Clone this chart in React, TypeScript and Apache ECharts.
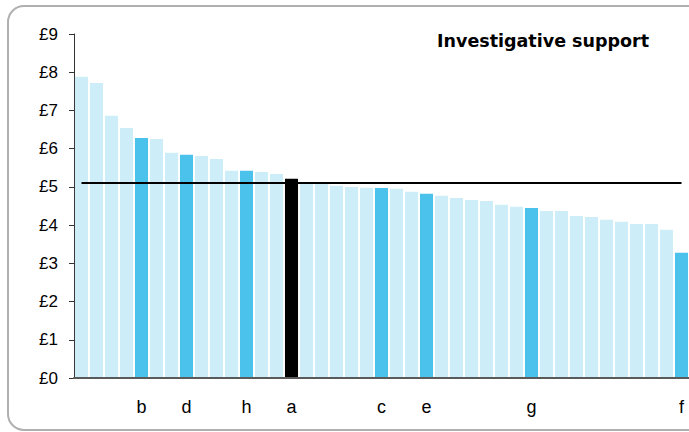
import React, { useEffect, useRef } from "react";
import * as echarts from "echarts";

const categories: string[] = [
  "", "", "", "", "b", "", "", "d", "", "", "", "h", "", "", "a",
  "", "", "", "", "", "c", "", "", "e", "", "", "", "", "", "", "g",
  "", "", "", "", "", "", "", "", "", "f",
];

const values: number[] = [
  7.88, 7.72, 6.86, 6.54, 6.28, 6.25, 5.89, 5.84, 5.81, 5.73, 5.42, 5.42, 5.39, 5.34, 5.21,
  5.1, 5.09, 5.03, 5.0, 4.98, 4.97, 4.95, 4.87, 4.82, 4.77, 4.71, 4.66, 4.63, 4.53, 4.48, 4.45,
  4.37, 4.37, 4.24, 4.21, 4.14, 4.09, 4.03, 4.03, 3.88, 3.28,
];

// kind of each bar: 0 = other, 1 = highlighted, 2 = this force
const kinds: number[] = categories.map((c) => (c === "a" ? 2 : c !== "" ? 1 : 0));

const average = 5.1;
const yTicks: number[] = [0, 1, 2, 3, 4, 5, 6, 7, 8, 9];
const title = "Investigative support";

const COLORS = ["#cdedf8", "#4ac2ec", "#000000"];
const FONT = "Arial";

export default function App() {
  const ref = useRef<HTMLDivElement>(null);
  useEffect(() => {
    if (!ref.current) return;
    const chart = echarts.init(ref.current, null, { renderer: "svg" });
    chart.setOption({
      animation: false,
      textStyle: { fontFamily: FONT },
      grid: { left: 74, right: 0, top: 34, bottom: 54, containLabel: false },
      graphic: [
        {
          type: "rect",
          shape: { x: 8, y: 6, width: 700, height: 424, r: 16 },
          style: { fill: "none", stroke: "#b0b0b0", lineWidth: 2 },
          z: -10,
        },
        {
          type: "text",
          left: 437,
          top: 32,
          style: {
            text: title,
            fontFamily: "DejaVu Sans",
            fontWeight: "bold",
            fontSize: 17.5,
            fill: "#000",
          },
        },
      ],
      xAxis: {
        type: "category",
        data: categories,
        z: 5,
        axisLine: { lineStyle: { color: "#5a5a5a", width: 2 } },
        axisTick: { show: false },
        axisLabel: {
          interval: 0,
          color: "#000",
          fontFamily: FONT,
          fontSize: 18,
          margin: 20,
        },
      },
      yAxis: {
        type: "value",
        min: yTicks[0],
        max: yTicks[yTicks.length - 1],
        interval: 1,
        splitLine: { show: false },
        axisLine: { show: true, lineStyle: { color: "#333", width: 1 } },
        axisTick: { show: true, length: 5, lineStyle: { color: "#333" } },
        axisLabel: {
          color: "#000",
          fontFamily: FONT,
          fontSize: 17,
          margin: 16,
          formatter: (v: number) => "£" + v,
        },
      },
      series: [
        {
          type: "bar",
          data: values.map((v, i) => ({
            value: v,
            itemStyle: { color: COLORS[kinds[i]] },
          })),
          barCategoryGap: "13%",
          z: 2,
        },
        {
          type: "line",
          data: values.map(() => average),
          symbol: "none",
          lineStyle: { color: "#000", width: 2 },
          z: 3,
        },
      ],
    });
    return () => chart.dispose();
  }, []);
  return (
    <div
      ref={ref}
      style={{ position: "fixed", left: 0, top: 0, width: 689, height: 432, background: "#fff" }}
    />
  );
}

GIVEN EXERCISE — Print, exactly as written, the lines above from the first one to the one containing "import * as". Leave out pictures.

EXERCISE RESULT —
Clone this chart in React, TypeScript and Apache ECharts.
import React, { useEffect, useRef } from "react";
import * as echarts from "echarts";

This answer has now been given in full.